Backing up your data is only half of the battle, and the middle of a disaster is not the right time to test whether you can successfully restore your service. That’s why Okta performs disaster recovery testing at least quarterly and continuous testing for Enhanced Disaster Recovery customers. These tests ensure that when the team is required to respond to an emergency, they will have honed the required skills and the data will be ready.

Disaster recovery is a core control of compliance programs like PCI, SOC2, and ISO 27001, each of which require evidence of regular testing for in- scope systems. To help our customers demonstrate their ability to meet these requirements, Okta publishes attestations for each of our tests through a self-service documentation portal. These attestations include when the test was performed, its duration, the result, and any actions Okta is required to take to ensure your data is ready when you need it.

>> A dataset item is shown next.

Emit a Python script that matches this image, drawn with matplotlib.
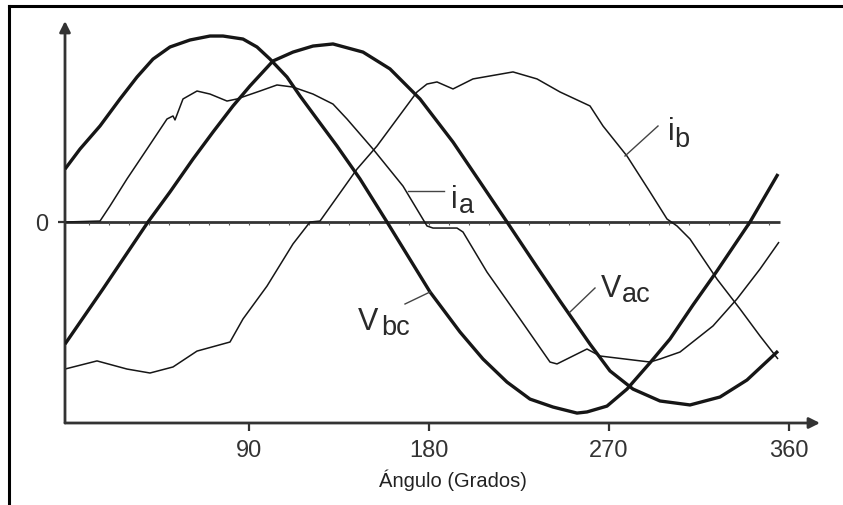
import matplotlib
matplotlib.use("Agg")
import matplotlib.pyplot as plt
from matplotlib.lines import Line2D

plt.rcParams['font.family'] = ['Liberation Sans', 'DejaVu Sans']

# ---------------- data (angle in degrees, value in p.u. of voltage peak) ----------------
vbc_x = [-2, 5.5, 15.5, 25.5, 34, 42, 50.5, 60.5, 70.5, 77, 87, 94, 100.5, 109, 115.5, 124,
         134, 145.5, 159, 180.5, 195.5, 207, 219, 230.5, 242, 254, 259, 269, 279, 290.5,
         300.5, 312, 324, 340.5, 354.5]
vbc_y = [0.280, 0.386, 0.508, 0.651, 0.767, 0.862, 0.926, 0.963, 0.984, 0.984, 0.968, 0.926,
         0.862, 0.767, 0.667, 0.545, 0.402, 0.228, 0.0, -0.370, -0.582, -0.725, -0.847,
         -0.937, -0.979, -1.011, -1.005, -0.974, -0.884, -0.745, -0.619, -0.439, -0.259,
         0.0, 0.254]

vac_x = [-2, 17, 39.5, 50.5, 62, 72, 82, 90.5, 102, 112, 122, 132, 147, 160.5, 175.5, 192,
         205.5, 219, 234, 245.5, 260.5, 270.5, 282, 295.5, 310.5, 325.5, 339, 354.5]
vac_y = [-0.646, -0.354, 0.0, 0.159, 0.333, 0.476, 0.614, 0.720, 0.852, 0.899, 0.931, 0.942,
         0.899, 0.810, 0.651, 0.423, 0.212, 0.0, -0.238, -0.418, -0.646, -0.788, -0.884,
         -0.947, -0.968, -0.926, -0.836, -0.683]

ia_x = [-2, 15.5, 20.5, 29, 39, 49, 52, 53, 57, 64, 70.5, 79, 84, 95.5, 104, 112, 122, 132,
        139, 152, 167, 179, 182, 194, 197, 209, 225.5, 240.5, 244, 259, 265.5, 290.5, 295.5,
        305.5, 322, 334, 345.5, 355]
ia_y = [0.0, 0.005, 0.085, 0.228, 0.386, 0.545, 0.561, 0.540, 0.651, 0.693, 0.677, 0.640,
        0.651, 0.693, 0.725, 0.714, 0.677, 0.624, 0.545, 0.386, 0.190, -0.021, -0.032,
        -0.032, -0.053, -0.265, -0.513, -0.741, -0.751, -0.672, -0.709, -0.741, -0.725,
        -0.688, -0.550, -0.407, -0.249, -0.106]

ib_x = [-2, 14, 29, 40.5, 52, 64, 80.5, 87, 99, 112, 120.5, 125.5, 144, 154, 174, 179, 184,
        192, 202, 222, 234, 245.5, 260.5, 267, 279, 290.5, 299, 304, 310.5, 324, 335.5,
        345.5, 354.5]
ib_y = [-0.778, -0.735, -0.778, -0.799, -0.767, -0.683, -0.635, -0.513, -0.339, -0.116,
        0.0, 0.005, 0.280, 0.402, 0.688, 0.730, 0.741, 0.704, 0.757, 0.794, 0.757, 0.688,
        0.614, 0.508, 0.349, 0.159, 0.016, -0.021, -0.090, -0.302, -0.460, -0.603, -0.725]

xticks = [90, 180, 270, 360]
xtick_labels = ['90', '180', '270', '360']
xlabel = 'Ángulo (Grados)'

# ---------------- figure ----------------
W, H = 843, 506
fig = plt.figure(figsize=(W / 100, H / 100), dpi=100)


def fx(px):
    return px / W


def fy(py):
    return 1 - py / H


ax = fig.add_axes([fx(65), fy(424), fx(820) - fx(65), fy(22) - fy(424)])
ax.set_xlim(-2, 375.5)
ax.set_ylim(-201 / 189, 201 / 189)
ax.patch.set_alpha(0)
for s in ax.spines.values():
    s.set_visible(False)

axis_col = '#333333'
line_col = '#161616'

# zero line with small ticks
ax.hlines(0, -2, 355.5, color=axis_col, lw=2.0, zorder=2)
minor = list(range(10, 355, 10))
ax.plot(minor, [0] * len(minor), ls='none', marker=3, ms=2.5, mew=0.8,
        color='#555555', zorder=2)

kw = dict(color=line_col, solid_joinstyle='round', solid_capstyle='butt')
ax.plot(ib_x, ib_y, lw=1.1, zorder=3, **kw)
ax.plot(ia_x, ia_y, lw=1.1, zorder=3, **kw)
ax.plot(vbc_x, vbc_y, lw=2.4, zorder=4, **kw)
ax.plot(vac_x, vac_y, lw=2.4, zorder=4, **kw)

# axes arrows
ax.annotate('', xy=(0, 1), xytext=(0, 0), xycoords='axes fraction',
            arrowprops=dict(arrowstyle='-|>', lw=2.0, color=axis_col,
                            mutation_scale=16, shrinkA=0, shrinkB=0))
ax.annotate('', xy=(1, 0), xytext=(0, 0), xycoords='axes fraction',
            arrowprops=dict(arrowstyle='-|>', lw=2.0, color=axis_col,
                            mutation_scale=16, shrinkA=0, shrinkB=0))

ax.set_xticks(xticks)
ax.set_xticklabels(xtick_labels)
ax.tick_params(axis='x', direction='out', length=6, width=1.6, color=axis_col,
               labelsize=17, labelcolor=axis_col, pad=5.5)
ax.set_yticks([0])
ax.set_yticklabels(['0'])
ax.tick_params(axis='y', direction='out', length=5, width=1.6, color=axis_col,
               labelsize=17, labelcolor=axis_col, pad=7)

fig.text(fx(453), fy(480), xlabel, ha='center', va='center', fontsize=14.5,
         color='#222222')


# curve labels with leader lines
def label(main, sub, mx, mb, sx, sb, lead):
    fig.text(fx(mx), fy(mb), main, ha='left', va='baseline', fontsize=22, color='#2a2a2a')
    fig.text(fx(sx), fy(sb), sub, ha='left', va='baseline', fontsize=19.5, color='#2a2a2a')
    (x0, y0), (x1, y1) = lead
    fig.add_artist(Line2D([fx(x0), fx(x1)], [fy(y0), fy(y1)], color='#444444', lw=1.0))


label('i', 'a', 451, 208, 459, 213, ((408, 192), (444, 192)))
label('i', 'b', 668, 140, 674, 147, ((625, 157), (658, 127)))
label('V', 'bc', 358, 330, 381, 335, ((405, 305), (430, 293)))
label('V', 'ac', 601, 297, 622, 302, ((570, 313), (595, 289)))

# outer frame (top and left edges)
fig.add_artist(Line2D([fx(9), 1], [fy(7), fy(7)], color='black', lw=2.2))
fig.add_artist(Line2D([fx(9), fx(9)], [fy(7), 0], color='black', lw=2.2))

fig.savefig('out.png', dpi=100)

In addition, Okta publishes statistics on status.okta.com, which includes
not only the current status, but the history of any outages and performance issues that affect the service, whether or not they were caused by Okta. We also provide detailed information about the issue and what Okta is doing to prevent it from happening again.

Conclusion

At Okta, we understand that when your identity system goes down, business stops. That’s why we’ve designed our system to be resilient to the known and the unknown, and we stand behind that statement with industry-leading service level agreements and transparency. Across the entire system lifecycle, from design to deployment, maintenance and disposition, Okta is built to be always on.